"Impressive. Most impressive."
-- Darth Vader

Approaching infamy

Suppose my neighbor’s home catches fire, and I have a length of garden hose four or five hundred feet away. If he can take my garden hose and connect it up with his hydrant, I may help him to put out his fire…I don’t say to him before that operation, “Neighbor, my garden hose cost me $15; you have to pay me $15 for it.”… I don’t want $15–I want my garden hose back after the fire is over.

Franklin Delano Roosevelt
December 17, 1940

That was then. Today, we apparently have to decide if it’s cost-effective to send help to those in need.

4 Responses to “Approaching infamy”

  1. Suppose my neighbor’s house catches fire, and I rush in to offer him my garden hose free of charge (I’m even going to let him keep the hose when he’s done). Then we realize the fire is too hot to get near the outside tap for the garden hose. Or I realize that what I really needed was the first aid kit to help the friend, which I left in the kitchen in my haste to bring him the hose. Now, imagine that this is all happening out in the country, and my house it three kilometres from his.

    Your post applies Roosevelt’s quote in a context in which it does not apply: Ensuring that use of the DART team is cost effective is very different from requiring payment for it. The resources required to deploy them could potentially be used more effectively.

    As well, the news article takes issue with Canada’s decision to take time to do the job well. The situation around the Indian Ocean is at least chaotic and potentially dangerous. What is not needed is anyone rushing in and doing a poor job for lack of adequate planning, potentially endangering themselves. Imagine the news sites’ reaction then.

  2. DART is supposed to be our rapid-response team, so I’m assuming that they have everything all setup to leave on a (relative) moment’s notice without having to worry about forgetting something. This isn’t me showing up at Grabber’s house to fix a door and realizing I need my drill, this is a 200-plus member team that trains and prepares for many different scenarios, natural disasters among them. I don’t believe that the team needed a week and a half to make sure the i’s were dotted and the t’s crossed.

  3. DART may have everything set up to go at a moments notice, but that does not mean that the intelligence pinpointing the right place for them to go is ready that fast. Given the complete and utter communications breakdown, I’m amazed that it only took 1.5 weeks to send them, and not longer! Personnaly, I’m glad that the time was taken to make the RIGHT decision, instead of making any old decision as long as it was fast. Dad used to come home from work at CIDA and tell us stories of the aid orgs who blew all kinds of money because they were doing what they thought they needed to do in a place that didn’t need them, instead of doing what was ACTUALLY needed in the place that ACTUALLY needed them. Helping others is well and good, but it serves no one if that aid turns into a waste of resources. “Fail to plan = plan to fail” even in emergency situations.

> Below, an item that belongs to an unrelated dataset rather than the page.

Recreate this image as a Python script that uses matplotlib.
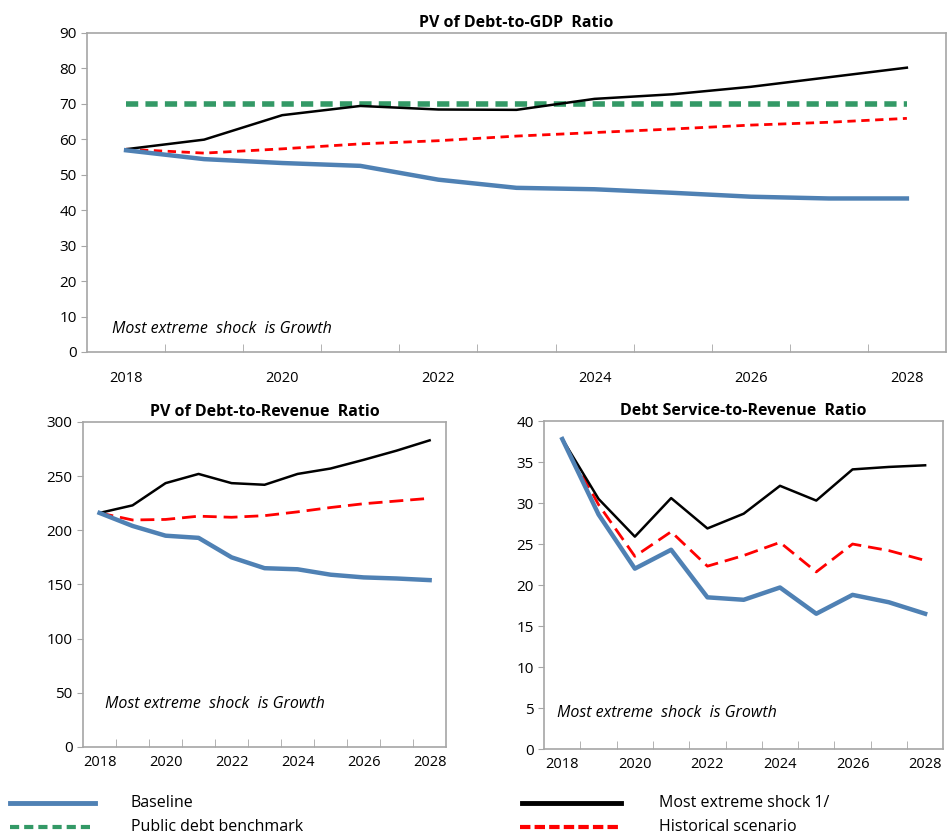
import numpy as np
import matplotlib
matplotlib.use("Agg")
import matplotlib.pyplot as plt
from matplotlib.lines import Line2D

plt.rcParams['font.family'] = ['Open Sans', 'DejaVu Sans']

years = [2018, 2019, 2020, 2021, 2022, 2023, 2024, 2025, 2026, 2027, 2028]
year_labels = ['2018', '2020', '2022', '2024', '2026', '2028']

# PV of debt-to-GDP
gdp_baseline = [56.9, 54.4, 53.3, 52.5, 48.6, 46.3, 45.9, 44.9, 43.8, 43.3, 43.3]
gdp_shock = [57.2, 59.9, 66.8, 69.4, 68.4, 68.3, 71.4, 72.7, 74.8, 77.5, 80.2]
gdp_hist = [57.2, 56.1, 57.3, 58.7, 59.6, 60.9, 61.9, 62.9, 64.0, 64.8, 65.9]
gdp_bench = [70] * 11

# PV of debt-to-revenue
rev_baseline = [216, 204, 195, 193, 175, 165, 164, 159, 156.5, 155.5, 154]
rev_shock = [216, 223, 243.5, 252, 243.5, 242, 252, 257, 265, 273.5, 283]
rev_hist = [216, 209.5, 210, 213, 212, 213.5, 217, 221, 224.5, 227, 229.5]

# Debt service-to-revenue
ds_baseline = [37.8, 28.6, 22.0, 24.3, 18.5, 18.2, 19.7, 16.5, 18.8, 17.9, 16.5]
ds_shock = [37.8, 30.5, 25.9, 30.6, 26.9, 28.7, 32.1, 30.3, 34.1, 34.4, 34.6]
ds_hist = [37.8, 29.8, 23.5, 26.5, 22.3, 23.6, 25.2, 21.6, 25.0, 24.2, 23.0]

blue = '#4f81b4'
green = '#339966'
spine_c = '#a6a6a6'

fig = plt.figure(figsize=(9.48, 8.36), dpi=100)
ax1 = fig.add_axes([0.0918, 0.579, 0.906, 0.3816])
ax2 = fig.add_axes([0.0876, 0.1065, 0.383, 0.3888])
ax3 = fig.add_axes([0.574, 0.104, 0.421, 0.3924])

x = np.arange(len(years))


def style(ax, ymax, ystep, title, pad_lab, lsize, note_xy):
    ax.set_xlim(-0.5, len(years) - 0.5)
    ax.set_ylim(0, ymax)
    ax.set_yticks(np.arange(0, ymax + 0.1, ystep))
    ax.set_xticks(x[::2])
    ax.set_xticklabels(year_labels)
    ax.set_xticks(x[:-1] + 0.5, minor=True)
    ax.tick_params(axis='x', which='major', length=0, pad=pad_lab, labelsize=lsize)
    ax.tick_params(axis='x', which='minor', direction='in', length=6, color=spine_c)
    ax.tick_params(axis='y', length=4, color=spine_c, labelsize=lsize + 0.5)
    for s in ax.spines.values():
        s.set_color(spine_c)
        s.set_linewidth(1.2)
    ax.set_title(title, fontsize=11.5, fontweight='bold', pad=4)
    ax.text(note_xy[0], note_xy[1], 'Most extreme  shock  is Growth',
            transform=ax.transAxes, fontsize=11.5, style='italic', va='center')


# top panel
ax1.plot(x, gdp_bench, color=green, lw=4, dashes=(2.2, 1.3))
ax1.plot(x, gdp_hist, color='red', lw=2, dashes=(3, 2))
ax1.plot(x, gdp_shock, color='black', lw=1.8)
ax1.plot(x, gdp_baseline, color=blue, lw=3.2)
style(ax1, 90, 10, 'PV of Debt-to-GDP  Ratio', 14, 10.5, (0.029, 0.073))

# bottom left
ax2.plot(x, rev_hist, color='red', lw=2, dashes=(5, 2.5))
ax2.plot(x, rev_shock, color='black', lw=1.8)
ax2.plot(x, rev_baseline, color=blue, lw=3.2)
style(ax2, 300, 50, 'PV of Debt-to-Revenue  Ratio', 6, 10.5, (0.06, 0.132))

# bottom right
ax3.plot(x, ds_hist, color='red', lw=2, dashes=(5, 2.5))
ax3.plot(x, ds_shock, color='black', lw=1.8)
ax3.plot(x, ds_baseline, color=blue, lw=3.2)
style(ax3, 40, 5, 'Debt Service-to-Revenue  Ratio', 6, 10.5, (0.033, 0.11))

# legend at the bottom
leg = [
    (0.011, 0.100, 0.040, blue, 3.5, None, 'Baseline'),
    (0.011, 0.100, 0.011, green, 3, (2.2, 1.2), 'Public debt benchmark'),
    (0.551, 0.655, 0.040, 'black', 3.5, None, 'Most extreme shock 1/'),
    (0.549, 0.655, 0.011, 'red', 3, (2.5, 1.0), 'Historical scenario'),
]
for x0, x1, yy, c, lw, d, lab in leg:
    ln = Line2D([x0, x1], [yy, yy], color=c, lw=lw, transform=fig.transFigure)
    if d is not None:
        ln.set_dashes(d)
    fig.add_artist(ln)
    tx = 0.138 if x0 < 0.3 else 0.695
    fig.text(tx, yy, lab, fontsize=11.5, va='center')

fig.savefig('out.png', dpi=100)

  4. If it really was a question of whether or not they’re being sent to the right place, I’d agree with you — but I don’t think that’s it. If that’s why the time was being taken, they would have said so, but instead they said that one reason was that they needed to determine if it was cost-effective. I think both of you are falling into the trap that the Canadian government relies on so heavily — that is, giving our elected representatives the benefit of the doubt. Personally, I’d rather see some evidence that they’re acting responsibly, rather than assume they are when we have small indications that they aren’t.

    Also, if you look at the article, you’ll notice that Martin took a moment in this tragedy to mention the need for having ways to move people around quickly — this is a political comment aimed at garnering support for enhancing the heavy-lift capability of our armed forces, something that is on Martin’s agenda. Don’t get me wrong, I think we need that capability (and I’ve been saying so for years), but using a tragedy like this for political maneuvering strikes me as disgusting opportunism. So, please don’t ask me to give them the benefit of the doubt.